WHAT YOU ARE ASKED TO DO: Extract the lines between the ones holding "Emit a Python" and "140, 160, 180]", inclusive, exactly as written and nothing more.

STORED ROWS:
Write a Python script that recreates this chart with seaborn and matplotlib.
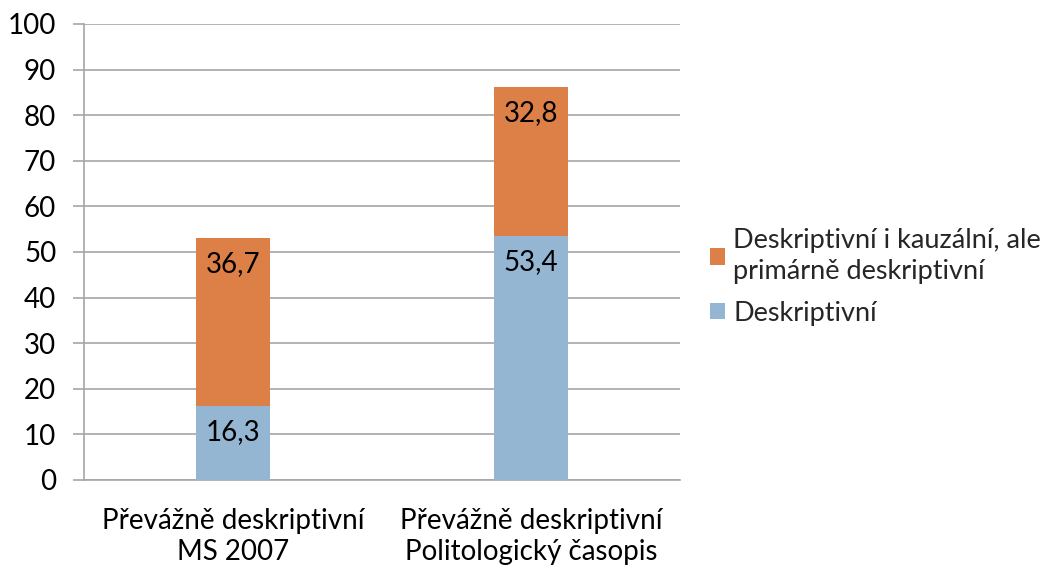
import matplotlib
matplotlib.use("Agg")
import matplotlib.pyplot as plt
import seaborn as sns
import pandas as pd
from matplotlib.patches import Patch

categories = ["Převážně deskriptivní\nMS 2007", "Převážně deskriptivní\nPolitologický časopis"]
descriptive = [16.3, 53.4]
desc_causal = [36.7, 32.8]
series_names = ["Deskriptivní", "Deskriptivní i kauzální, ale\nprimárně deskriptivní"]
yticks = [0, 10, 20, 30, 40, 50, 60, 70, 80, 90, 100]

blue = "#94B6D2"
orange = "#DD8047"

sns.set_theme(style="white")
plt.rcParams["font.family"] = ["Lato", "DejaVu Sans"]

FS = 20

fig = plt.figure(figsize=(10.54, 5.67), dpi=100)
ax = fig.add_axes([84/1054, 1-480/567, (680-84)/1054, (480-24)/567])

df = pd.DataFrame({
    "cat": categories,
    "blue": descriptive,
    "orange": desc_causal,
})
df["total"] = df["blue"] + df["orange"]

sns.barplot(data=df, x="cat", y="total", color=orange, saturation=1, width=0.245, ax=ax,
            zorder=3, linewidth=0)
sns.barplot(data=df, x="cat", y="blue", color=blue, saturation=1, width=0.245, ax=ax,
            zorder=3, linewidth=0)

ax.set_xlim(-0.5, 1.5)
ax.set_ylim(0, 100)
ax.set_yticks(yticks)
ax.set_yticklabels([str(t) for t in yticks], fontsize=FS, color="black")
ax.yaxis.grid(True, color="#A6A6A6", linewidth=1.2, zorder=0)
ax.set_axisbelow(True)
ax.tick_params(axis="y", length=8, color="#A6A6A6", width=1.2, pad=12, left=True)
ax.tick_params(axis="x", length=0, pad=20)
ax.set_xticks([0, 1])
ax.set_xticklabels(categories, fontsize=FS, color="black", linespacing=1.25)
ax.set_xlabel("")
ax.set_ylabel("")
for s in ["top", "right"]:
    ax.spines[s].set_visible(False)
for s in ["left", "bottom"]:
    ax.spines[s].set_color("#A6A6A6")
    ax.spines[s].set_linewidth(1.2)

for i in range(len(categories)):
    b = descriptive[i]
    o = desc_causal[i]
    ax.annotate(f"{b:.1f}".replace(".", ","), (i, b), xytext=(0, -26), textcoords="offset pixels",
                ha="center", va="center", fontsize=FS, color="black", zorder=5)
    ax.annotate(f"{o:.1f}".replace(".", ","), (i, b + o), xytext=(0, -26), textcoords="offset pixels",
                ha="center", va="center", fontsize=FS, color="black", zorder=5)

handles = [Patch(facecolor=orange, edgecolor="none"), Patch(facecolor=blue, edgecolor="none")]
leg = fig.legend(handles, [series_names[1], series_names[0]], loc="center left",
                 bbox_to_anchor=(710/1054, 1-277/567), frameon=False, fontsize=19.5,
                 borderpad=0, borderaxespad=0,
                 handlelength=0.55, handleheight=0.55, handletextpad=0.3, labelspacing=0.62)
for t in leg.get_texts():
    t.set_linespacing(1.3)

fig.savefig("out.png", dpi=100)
* * *
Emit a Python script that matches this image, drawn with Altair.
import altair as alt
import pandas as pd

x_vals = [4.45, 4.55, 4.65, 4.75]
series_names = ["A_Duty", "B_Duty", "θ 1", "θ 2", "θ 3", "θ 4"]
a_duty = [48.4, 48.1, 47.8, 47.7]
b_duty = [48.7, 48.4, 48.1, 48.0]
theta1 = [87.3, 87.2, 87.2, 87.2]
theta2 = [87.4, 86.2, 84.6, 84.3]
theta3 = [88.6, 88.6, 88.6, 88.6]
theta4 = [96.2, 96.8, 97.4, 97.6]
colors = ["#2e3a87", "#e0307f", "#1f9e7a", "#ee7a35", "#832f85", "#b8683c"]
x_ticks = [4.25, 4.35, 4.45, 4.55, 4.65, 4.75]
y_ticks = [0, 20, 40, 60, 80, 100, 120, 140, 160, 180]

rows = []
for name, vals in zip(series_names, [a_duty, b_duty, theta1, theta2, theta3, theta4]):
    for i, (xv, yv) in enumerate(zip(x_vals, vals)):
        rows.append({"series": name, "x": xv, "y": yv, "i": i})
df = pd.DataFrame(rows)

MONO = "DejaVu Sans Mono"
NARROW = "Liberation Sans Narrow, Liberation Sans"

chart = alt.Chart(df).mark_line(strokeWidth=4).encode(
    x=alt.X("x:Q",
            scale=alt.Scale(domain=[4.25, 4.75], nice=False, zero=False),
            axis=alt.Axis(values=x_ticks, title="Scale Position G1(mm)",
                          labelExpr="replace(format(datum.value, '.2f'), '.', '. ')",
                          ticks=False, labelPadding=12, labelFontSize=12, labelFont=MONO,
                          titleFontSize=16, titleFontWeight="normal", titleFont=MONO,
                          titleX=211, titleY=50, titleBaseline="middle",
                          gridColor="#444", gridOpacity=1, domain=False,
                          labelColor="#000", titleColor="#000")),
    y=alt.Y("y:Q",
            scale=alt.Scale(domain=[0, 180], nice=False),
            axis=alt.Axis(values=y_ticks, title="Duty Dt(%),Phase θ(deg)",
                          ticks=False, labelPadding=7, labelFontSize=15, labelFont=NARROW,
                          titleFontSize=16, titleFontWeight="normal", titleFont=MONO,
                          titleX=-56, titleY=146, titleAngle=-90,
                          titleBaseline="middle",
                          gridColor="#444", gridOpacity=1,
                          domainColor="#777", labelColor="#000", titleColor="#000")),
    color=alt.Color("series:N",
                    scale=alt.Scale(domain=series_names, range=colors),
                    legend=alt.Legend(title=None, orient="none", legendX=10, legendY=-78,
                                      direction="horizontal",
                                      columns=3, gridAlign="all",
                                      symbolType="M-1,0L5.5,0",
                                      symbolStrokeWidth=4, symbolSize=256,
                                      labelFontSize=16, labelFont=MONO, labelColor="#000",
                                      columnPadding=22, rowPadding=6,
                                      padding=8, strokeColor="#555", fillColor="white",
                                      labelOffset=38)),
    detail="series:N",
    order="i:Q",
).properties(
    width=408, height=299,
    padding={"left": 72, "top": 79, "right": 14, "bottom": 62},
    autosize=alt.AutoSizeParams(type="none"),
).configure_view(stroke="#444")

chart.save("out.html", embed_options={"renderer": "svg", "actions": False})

RESULT BELOW:
Emit a Python script that matches this image, drawn with Altair.
import altair as alt
import pandas as pd

x_vals = [4.45, 4.55, 4.65, 4.75]
series_names = ["A_Duty", "B_Duty", "θ 1", "θ 2", "θ 3", "θ 4"]
a_duty = [48.4, 48.1, 47.8, 47.7]
b_duty = [48.7, 48.4, 48.1, 48.0]
theta1 = [87.3, 87.2, 87.2, 87.2]
theta2 = [87.4, 86.2, 84.6, 84.3]
theta3 = [88.6, 88.6, 88.6, 88.6]
theta4 = [96.2, 96.8, 97.4, 97.6]
colors = ["#2e3a87", "#e0307f", "#1f9e7a", "#ee7a35", "#832f85", "#b8683c"]
x_ticks = [4.25, 4.35, 4.45, 4.55, 4.65, 4.75]
y_ticks = [0, 20, 40, 60, 80, 100, 120, 140, 160, 180]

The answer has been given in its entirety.